───── DATA LINES ─────
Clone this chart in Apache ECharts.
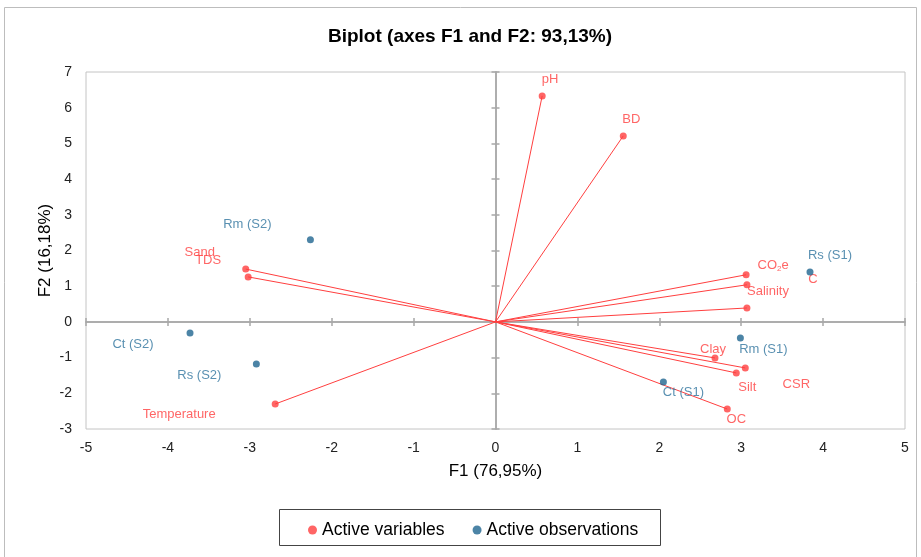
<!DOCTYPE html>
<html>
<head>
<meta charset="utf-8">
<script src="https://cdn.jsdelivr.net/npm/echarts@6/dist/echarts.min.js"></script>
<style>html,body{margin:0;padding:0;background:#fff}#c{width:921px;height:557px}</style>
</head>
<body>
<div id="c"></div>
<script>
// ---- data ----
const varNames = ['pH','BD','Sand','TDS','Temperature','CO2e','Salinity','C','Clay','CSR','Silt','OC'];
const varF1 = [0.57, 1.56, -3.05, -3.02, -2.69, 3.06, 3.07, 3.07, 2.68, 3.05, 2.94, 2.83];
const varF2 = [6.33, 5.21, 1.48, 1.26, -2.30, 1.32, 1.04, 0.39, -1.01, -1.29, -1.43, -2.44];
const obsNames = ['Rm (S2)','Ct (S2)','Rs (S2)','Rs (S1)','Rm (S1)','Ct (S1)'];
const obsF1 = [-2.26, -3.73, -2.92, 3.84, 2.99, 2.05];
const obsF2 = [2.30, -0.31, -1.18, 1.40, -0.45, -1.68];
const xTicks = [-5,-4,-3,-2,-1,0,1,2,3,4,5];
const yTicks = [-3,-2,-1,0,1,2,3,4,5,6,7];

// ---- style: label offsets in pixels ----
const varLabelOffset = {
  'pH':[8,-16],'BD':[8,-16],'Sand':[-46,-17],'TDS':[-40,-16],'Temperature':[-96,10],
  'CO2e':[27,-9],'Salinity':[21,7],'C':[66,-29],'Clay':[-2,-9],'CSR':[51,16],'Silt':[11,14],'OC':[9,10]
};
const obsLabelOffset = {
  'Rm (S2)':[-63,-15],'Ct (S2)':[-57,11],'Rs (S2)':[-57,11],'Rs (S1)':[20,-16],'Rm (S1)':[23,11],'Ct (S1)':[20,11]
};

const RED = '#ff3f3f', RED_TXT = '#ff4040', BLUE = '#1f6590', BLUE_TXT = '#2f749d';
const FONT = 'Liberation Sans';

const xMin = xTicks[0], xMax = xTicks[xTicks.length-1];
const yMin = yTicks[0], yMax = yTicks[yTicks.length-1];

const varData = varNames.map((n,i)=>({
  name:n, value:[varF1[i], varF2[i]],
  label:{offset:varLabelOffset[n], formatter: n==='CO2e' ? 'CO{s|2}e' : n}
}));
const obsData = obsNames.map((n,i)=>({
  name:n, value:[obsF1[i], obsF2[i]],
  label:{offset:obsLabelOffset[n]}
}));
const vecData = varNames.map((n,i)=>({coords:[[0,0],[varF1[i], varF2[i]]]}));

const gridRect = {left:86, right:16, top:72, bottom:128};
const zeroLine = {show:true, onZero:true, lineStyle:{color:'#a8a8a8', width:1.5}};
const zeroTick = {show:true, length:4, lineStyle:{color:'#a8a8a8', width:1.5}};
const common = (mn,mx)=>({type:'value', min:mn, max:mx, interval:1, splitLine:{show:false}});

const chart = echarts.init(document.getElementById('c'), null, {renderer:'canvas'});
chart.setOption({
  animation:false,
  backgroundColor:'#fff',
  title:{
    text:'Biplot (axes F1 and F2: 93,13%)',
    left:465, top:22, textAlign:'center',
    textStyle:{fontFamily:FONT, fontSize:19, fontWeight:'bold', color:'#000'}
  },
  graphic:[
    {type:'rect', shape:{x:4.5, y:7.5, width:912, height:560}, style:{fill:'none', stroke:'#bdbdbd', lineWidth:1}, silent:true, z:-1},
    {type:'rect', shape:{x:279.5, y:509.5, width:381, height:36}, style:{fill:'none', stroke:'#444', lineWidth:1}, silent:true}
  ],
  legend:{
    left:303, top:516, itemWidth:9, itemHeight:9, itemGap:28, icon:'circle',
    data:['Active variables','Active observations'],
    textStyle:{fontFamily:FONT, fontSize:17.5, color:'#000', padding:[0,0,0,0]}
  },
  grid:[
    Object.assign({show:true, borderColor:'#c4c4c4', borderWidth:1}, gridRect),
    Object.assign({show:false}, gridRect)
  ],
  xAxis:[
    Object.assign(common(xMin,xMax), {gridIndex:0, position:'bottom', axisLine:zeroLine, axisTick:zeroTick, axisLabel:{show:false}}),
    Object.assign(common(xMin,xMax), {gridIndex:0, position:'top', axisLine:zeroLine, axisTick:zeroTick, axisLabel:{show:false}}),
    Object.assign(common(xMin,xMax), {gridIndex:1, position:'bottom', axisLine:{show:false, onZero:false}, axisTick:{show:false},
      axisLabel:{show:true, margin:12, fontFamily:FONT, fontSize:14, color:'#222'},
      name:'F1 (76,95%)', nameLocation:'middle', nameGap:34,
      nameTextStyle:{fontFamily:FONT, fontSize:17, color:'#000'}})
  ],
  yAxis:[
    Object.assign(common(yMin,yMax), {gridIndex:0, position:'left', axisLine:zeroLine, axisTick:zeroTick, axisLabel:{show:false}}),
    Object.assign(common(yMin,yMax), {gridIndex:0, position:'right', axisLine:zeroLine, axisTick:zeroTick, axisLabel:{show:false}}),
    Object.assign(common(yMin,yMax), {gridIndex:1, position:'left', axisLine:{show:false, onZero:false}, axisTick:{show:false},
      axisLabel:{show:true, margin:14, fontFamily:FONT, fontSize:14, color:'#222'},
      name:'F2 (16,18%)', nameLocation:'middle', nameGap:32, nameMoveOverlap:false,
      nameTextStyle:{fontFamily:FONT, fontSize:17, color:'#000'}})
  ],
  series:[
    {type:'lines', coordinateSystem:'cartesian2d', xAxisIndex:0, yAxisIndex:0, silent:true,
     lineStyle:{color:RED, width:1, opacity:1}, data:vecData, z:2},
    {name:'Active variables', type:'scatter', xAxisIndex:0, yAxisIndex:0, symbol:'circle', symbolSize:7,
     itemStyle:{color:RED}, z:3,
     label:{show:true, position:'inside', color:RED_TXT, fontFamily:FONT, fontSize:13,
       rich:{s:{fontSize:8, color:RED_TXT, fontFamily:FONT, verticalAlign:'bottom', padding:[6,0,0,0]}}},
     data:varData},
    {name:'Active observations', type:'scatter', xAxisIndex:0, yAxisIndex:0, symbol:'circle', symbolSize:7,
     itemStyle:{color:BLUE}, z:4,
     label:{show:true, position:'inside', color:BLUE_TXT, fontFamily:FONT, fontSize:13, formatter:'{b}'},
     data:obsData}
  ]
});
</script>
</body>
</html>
─────
- **EXERCISE TASK**
Copy the material exactly. Do not include the pictures.

- **RESULT OF THE EXERCISE**
Clone this chart in Apache ECharts.
<!DOCTYPE html>
<html>
<head>
<meta charset="utf-8">
<script src="https://cdn.jsdelivr.net/npm/echarts@6/dist/echarts.min.js"></script>
<style>html,body{margin:0;padding:0;background:#fff}#c{width:921px;height:557px}</style>
</head>
<body>
<div id="c"></div>
<script>
// ---- data ----
const varNames = ['pH','BD','Sand','TDS','Temperature','CO2e','Salinity','C','Clay','CSR','Silt','OC'];
const varF1 = [0.57, 1.56, -3.05, -3.02, -2.69, 3.06, 3.07, 3.07, 2.68, 3.05, 2.94, 2.83];
const varF2 = [6.33, 5.21, 1.48, 1.26, -2.30, 1.32, 1.04, 0.39, -1.01, -1.29, -1.43, -2.44];
const obsNames = ['Rm (S2)','Ct (S2)','Rs (S2)','Rs (S1)','Rm (S1)','Ct (S1)'];
const obsF1 = [-2.26, -3.73, -2.92, 3.84, 2.99, 2.05];
const obsF2 = [2.30, -0.31, -1.18, 1.40, -0.45, -1.68];
const xTicks = [-5,-4,-3,-2,-1,0,1,2,3,4,5];
const yTicks = [-3,-2,-1,0,1,2,3,4,5,6,7];

// ---- style: label offsets in pixels ----
const varLabelOffset = {
  'pH':[8,-16],'BD':[8,-16],'Sand':[-46,-17],'TDS':[-40,-16],'Temperature':[-96,10],
  'CO2e':[27,-9],'Salinity':[21,7],'C':[66,-29],'Clay':[-2,-9],'CSR':[51,16],'Silt':[11,14],'OC':[9,10]
};
const obsLabelOffset = {
  'Rm (S2)':[-63,-15],'Ct (S2)':[-57,11],'Rs (S2)':[-57,11],'Rs (S1)':[20,-16],'Rm (S1)':[23,11],'Ct (S1)':[20,11]
};

const RED = '#ff3f3f', RED_TXT = '#ff4040', BLUE = '#1f6590', BLUE_TXT = '#2f749d';
const FONT = 'Liberation Sans';

const xMin = xTicks[0], xMax = xTicks[xTicks.length-1];
const yMin = yTicks[0], yMax = yTicks[yTicks.length-1];

const varData = varNames.map((n,i)=>({
  name:n, value:[varF1[i], varF2[i]],
  label:{offset:varLabelOffset[n], formatter: n==='CO2e' ? 'CO{s|2}e' : n}
}));
const obsData = obsNames.map((n,i)=>({
  name:n, value:[obsF1[i], obsF2[i]],
  label:{offset:obsLabelOffset[n]}
}));
const vecData = varNames.map((n,i)=>({coords:[[0,0],[varF1[i], varF2[i]]]}));

const gridRect = {left:86, right:16, top:72, bottom:128};
const zeroLine = {show:true, onZero:true, lineStyle:{color:'#a8a8a8', width:1.5}};
const zeroTick = {show:true, length:4, lineStyle:{color:'#a8a8a8', width:1.5}};
const common = (mn,mx)=>({type:'value', min:mn, max:mx, interval:1, splitLine:{show:false}});

const chart = echarts.init(document.getElementById('c'), null, {renderer:'canvas'});
chart.setOption({
  animation:false,
  backgroundColor:'#fff',
  title:{
    text:'Biplot (axes F1 and F2: 93,13%)',
    left:465, top:22, textAlign:'center',
    textStyle:{fontFamily:FONT, fontSize:19, fontWeight:'bold', color:'#000'}
  },
  graphic:[
    {type:'rect', shape:{x:4.5, y:7.5, width:912, height:560}, style:{fill:'none', stroke:'#bdbdbd', lineWidth:1}, silent:true, z:-1},
    {type:'rect', shape:{x:279.5, y:509.5, width:381, height:36}, style:{fill:'none', stroke:'#444', lineWidth:1}, silent:true}
  ],
  legend:{
    left:303, top:516, itemWidth:9, itemHeight:9, itemGap:28, icon:'circle',
    data:['Active variables','Active observations'],
    textStyle:{fontFamily:FONT, fontSize:17.5, color:'#000', padding:[0,0,0,0]}
  },
  grid:[
    Object.assign({show:true, borderColor:'#c4c4c4', borderWidth:1}, gridRect),
    Object.assign({show:false}, gridRect)
  ],
  xAxis:[
    Object.assign(common(xMin,xMax), {gridIndex:0, position:'bottom', axisLine:zeroLine, axisTick:zeroTick, axisLabel:{show:false}}),
    Object.assign(common(xMin,xMax), {gridIndex:0, position:'top', axisLine:zeroLine, axisTick:zeroTick, axisLabel:{show:false}}),
    Object.assign(common(xMin,xMax), {gridIndex:1, position:'bottom', axisLine:{show:false, onZero:false}, axisTick:{show:false},
      axisLabel:{show:true, margin:12, fontFamily:FONT, fontSize:14, color:'#222'},
      name:'F1 (76,95%)', nameLocation:'middle', nameGap:34,
      nameTextStyle:{fontFamily:FONT, fontSize:17, color:'#000'}})
  ],
  yAxis:[
    Object.assign(common(yMin,yMax), {gridIndex:0, position:'left', axisLine:zeroLine, axisTick:zeroTick, axisLabel:{show:false}}),
    Object.assign(common(yMin,yMax), {gridIndex:0, position:'right', axisLine:zeroLine, axisTick:zeroTick, axisLabel:{show:false}}),
    Object.assign(common(yMin,yMax), {gridIndex:1, position:'left', axisLine:{show:false, onZero:false}, axisTick:{show:false},
      axisLabel:{show:true, margin:14, fontFamily:FONT, fontSize:14, color:'#222'},
      name:'F2 (16,18%)', nameLocation:'middle', nameGap:32, nameMoveOverlap:false,
      nameTextStyle:{fontFamily:FONT, fontSize:17, color:'#000'}})
  ],
  series:[
    {type:'lines', coordinateSystem:'cartesian2d', xAxisIndex:0, yAxisIndex:0, silent:true,
     lineStyle:{color:RED, width:1, opacity:1}, data:vecData, z:2},
    {name:'Active variables', type:'scatter', xAxisIndex:0, yAxisIndex:0, symbol:'circle', symbolSize:7,
     itemStyle:{color:RED}, z:3,
     label:{show:true, position:'inside', color:RED_TXT, fontFamily:FONT, fontSize:13,
       rich:{s:{fontSize:8, color:RED_TXT, fontFamily:FONT, verticalAlign:'bottom', padding:[6,0,0,0]}}},
     data:varData},
    {name:'Active observations', type:'scatter', xAxisIndex:0, yAxisIndex:0, symbol:'circle', symbolSize:7,
     itemStyle:{color:BLUE}, z:4,
     label:{show:true, position:'inside', color:BLUE_TXT, fontFamily:FONT, fontSize:13, formatter:'{b}'},
     data:obsData}
  ]
});
</script>
</body>
</html>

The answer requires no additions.